Start of DATA

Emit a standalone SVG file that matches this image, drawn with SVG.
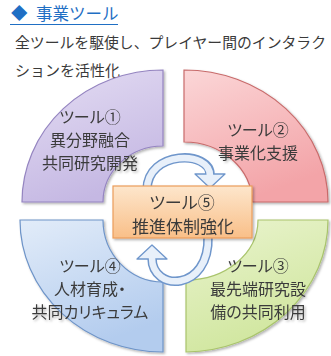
<svg xmlns="http://www.w3.org/2000/svg" width="331" height="356" viewBox="0 0 331 356">
<defs>
<linearGradient id="gP" x1="0" y1="0" x2="0.4" y2="1"><stop offset="0" stop-color="#e4ddf3"/><stop offset="1" stop-color="#c5b8e3"/></linearGradient>
<linearGradient id="gR" x1="0" y1="0" x2="0.4" y2="1"><stop offset="0" stop-color="#fbd6d7"/><stop offset="1" stop-color="#f3a4a8"/></linearGradient>
<linearGradient id="gG" x1="0" y1="0" x2="0.4" y2="1"><stop offset="0" stop-color="#eaf4cf"/><stop offset="1" stop-color="#d0e69e"/></linearGradient>
<linearGradient id="gB" x1="0" y1="0" x2="0.4" y2="1"><stop offset="0" stop-color="#e2ecf9"/><stop offset="1" stop-color="#b3ccee"/></linearGradient>
<linearGradient id="gO" x1="0" y1="0" x2="0" y2="1"><stop offset="0" stop-color="#fde6cc"/><stop offset="1" stop-color="#f9bf88"/></linearGradient>
<filter id="sh" x="-10%" y="-10%" width="125%" height="125%"><feDropShadow dx="1.5" dy="1.5" stdDeviation="1.2" flood-color="#000" flood-opacity="0.3"/></filter>
</defs>
<style>
text{font-family:"Noto Sans CJK JP","Noto Sans",sans-serif;}
.h{fill:#1f6fc4;font-size:16.5px;}
.b{fill:#3a3a3a;font-size:15px;}
.q{fill:#3a3a3a;font-size:16px;text-anchor:middle;dominant-baseline:central;font-feature-settings:"palt";}
.q5{font-size:17px;}
.band{fill:none;stroke:#6f96cb;stroke-width:9.5;}
.bandIn{fill:none;stroke:#e8f0fa;stroke-width:6.5;}
.head{fill:#e8f0fa;stroke:#6f96cb;stroke-width:1.3;stroke-linejoin:round;}
</style>
<g id="header">
<text class="h"><tspan x="11" y="20">◆</tspan><tspan x="36" y="20">事業ツール</tspan></text>
<line x1="10" y1="24.5" x2="118" y2="24.5" stroke="#1f6fc4" stroke-width="1"/>
<text class="b" x="15" y="48" textLength="311" lengthAdjust="spacingAndGlyphs">全ツールを駆使し、プレイヤー間のインタラク</text>
<text class="b" x="15" y="76">ションを活性化</text>
</g>
<g id="tool1" filter="url(#sh)">
<path d="M163,70 L163,146 A60 56 0 0 0 103,202 L22,202 A141 132 0 0 1 163,70 Z" fill="url(#gP)" stroke="#9484c0" stroke-width="1.2"/>
<text class="q" x="90" y="116">ツール①</text>
<text class="q" x="90" y="139">異分野融合</text>
<text class="q" x="90" y="162">共同研究開発</text>
</g>
<g id="tool2" filter="url(#sh)">
<path d="M184,70 A144 132 0 0 1 328,202 L252,202 A68 60 0 0 0 184,142 Z" fill="url(#gR)" stroke="#c86b6b" stroke-width="1.2"/>
<text class="q" x="258" y="129">ツール②</text>
<text class="q" x="258" y="152">事業化支援</text>
</g>
<g id="tool3" filter="url(#sh)">
<path d="M258,220 L328,220 A144 132 0 0 1 186,352 L186,280 A72 60 0 0 0 258,220 Z" fill="url(#gG)" stroke="#a9c46c" stroke-width="1.2"/>
<text class="q" x="258" y="265">ツール③</text>
<text class="q" x="258" y="288">最先端研究設</text>
<text class="q" x="258" y="311">備の共同利用</text>
</g>
<g id="tool4" filter="url(#sh)">
<path d="M20,220 L103,220 A60 62 0 0 0 163,282 L163,352 A143 132 0 0 1 20,220 Z" fill="url(#gB)" stroke="#6e94c8" stroke-width="1.2"/>
<text class="q" x="90" y="265">ツール④</text>
<text class="q" x="90" y="288">人材育成・</text>
<text class="q" x="90" y="311">共同カリキュラム</text>
</g>
<g id="connectors">
<path class="band" d="M147,190 C147,150 211,150 210,175"/>
<polygon class="head" points="195,174 225,174 210,188"/>
<path class="bandIn" d="M147,190 C147,150 211,150 210,176"/>
<path class="band" d="M208,236 C210,292 152,292 152,258"/>
<polygon class="head" points="137,259 167,259 152,245"/>
<path class="bandIn" d="M208,236 C210,292 152,292 152,258"/>
</g>
<g id="tool5" filter="url(#sh)">
<rect x="113" y="186" width="139" height="52" fill="url(#gO)" stroke="#eb9d5a" stroke-width="1.2"/>
<text class="q q5" x="182" y="201">ツール⑤</text>
<text class="q q5" x="183" y="225">推進体制強化</text>
</g>
</svg>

End of DATA

## EXERCISE
Write the listing out a second time exactly, dropping all images.

## ANSWER TO THE TASK
Emit a standalone SVG file that matches this image, drawn with SVG.
<svg xmlns="http://www.w3.org/2000/svg" width="331" height="356" viewBox="0 0 331 356">
<defs>
<linearGradient id="gP" x1="0" y1="0" x2="0.4" y2="1"><stop offset="0" stop-color="#e4ddf3"/><stop offset="1" stop-color="#c5b8e3"/></linearGradient>
<linearGradient id="gR" x1="0" y1="0" x2="0.4" y2="1"><stop offset="0" stop-color="#fbd6d7"/><stop offset="1" stop-color="#f3a4a8"/></linearGradient>
<linearGradient id="gG" x1="0" y1="0" x2="0.4" y2="1"><stop offset="0" stop-color="#eaf4cf"/><stop offset="1" stop-color="#d0e69e"/></linearGradient>
<linearGradient id="gB" x1="0" y1="0" x2="0.4" y2="1"><stop offset="0" stop-color="#e2ecf9"/><stop offset="1" stop-color="#b3ccee"/></linearGradient>
<linearGradient id="gO" x1="0" y1="0" x2="0" y2="1"><stop offset="0" stop-color="#fde6cc"/><stop offset="1" stop-color="#f9bf88"/></linearGradient>
<filter id="sh" x="-10%" y="-10%" width="125%" height="125%"><feDropShadow dx="1.5" dy="1.5" stdDeviation="1.2" flood-color="#000" flood-opacity="0.3"/></filter>
</defs>
<style>
text{font-family:"Noto Sans CJK JP","Noto Sans",sans-serif;}
.h{fill:#1f6fc4;font-size:16.5px;}
.b{fill:#3a3a3a;font-size:15px;}
.q{fill:#3a3a3a;font-size:16px;text-anchor:middle;dominant-baseline:central;font-feature-settings:"palt";}
.q5{font-size:17px;}
.band{fill:none;stroke:#6f96cb;stroke-width:9.5;}
.bandIn{fill:none;stroke:#e8f0fa;stroke-width:6.5;}
.head{fill:#e8f0fa;stroke:#6f96cb;stroke-width:1.3;stroke-linejoin:round;}
</style>
<g id="header">
<text class="h"><tspan x="11" y="20">◆</tspan><tspan x="36" y="20">事業ツール</tspan></text>
<line x1="10" y1="24.5" x2="118" y2="24.5" stroke="#1f6fc4" stroke-width="1"/>
<text class="b" x="15" y="48" textLength="311" lengthAdjust="spacingAndGlyphs">全ツールを駆使し、プレイヤー間のインタラク</text>
<text class="b" x="15" y="76">ションを活性化</text>
</g>
<g id="tool1" filter="url(#sh)">
<path d="M163,70 L163,146 A60 56 0 0 0 103,202 L22,202 A141 132 0 0 1 163,70 Z" fill="url(#gP)" stroke="#9484c0" stroke-width="1.2"/>
<text class="q" x="90" y="116">ツール①</text>
<text class="q" x="90" y="139">異分野融合</text>
<text class="q" x="90" y="162">共同研究開発</text>
</g>
<g id="tool2" filter="url(#sh)">
<path d="M184,70 A144 132 0 0 1 328,202 L252,202 A68 60 0 0 0 184,142 Z" fill="url(#gR)" stroke="#c86b6b" stroke-width="1.2"/>
<text class="q" x="258" y="129">ツール②</text>
<text class="q" x="258" y="152">事業化支援</text>
</g>
<g id="tool3" filter="url(#sh)">
<path d="M258,220 L328,220 A144 132 0 0 1 186,352 L186,280 A72 60 0 0 0 258,220 Z" fill="url(#gG)" stroke="#a9c46c" stroke-width="1.2"/>
<text class="q" x="258" y="265">ツール③</text>
<text class="q" x="258" y="288">最先端研究設</text>
<text class="q" x="258" y="311">備の共同利用</text>
</g>
<g id="tool4" filter="url(#sh)">
<path d="M20,220 L103,220 A60 62 0 0 0 163,282 L163,352 A143 132 0 0 1 20,220 Z" fill="url(#gB)" stroke="#6e94c8" stroke-width="1.2"/>
<text class="q" x="90" y="265">ツール④</text>
<text class="q" x="90" y="288">人材育成・</text>
<text class="q" x="90" y="311">共同カリキュラム</text>
</g>
<g id="connectors">
<path class="band" d="M147,190 C147,150 211,150 210,175"/>
<polygon class="head" points="195,174 225,174 210,188"/>
<path class="bandIn" d="M147,190 C147,150 211,150 210,176"/>
<path class="band" d="M208,236 C210,292 152,292 152,258"/>
<polygon class="head" points="137,259 167,259 152,245"/>
<path class="bandIn" d="M208,236 C210,292 152,292 152,258"/>
</g>
<g id="tool5" filter="url(#sh)">
<rect x="113" y="186" width="139" height="52" fill="url(#gO)" stroke="#eb9d5a" stroke-width="1.2"/>
<text class="q q5" x="182" y="201">ツール⑤</text>
<text class="q q5" x="183" y="225">推進体制強化</text>
</g>
</svg>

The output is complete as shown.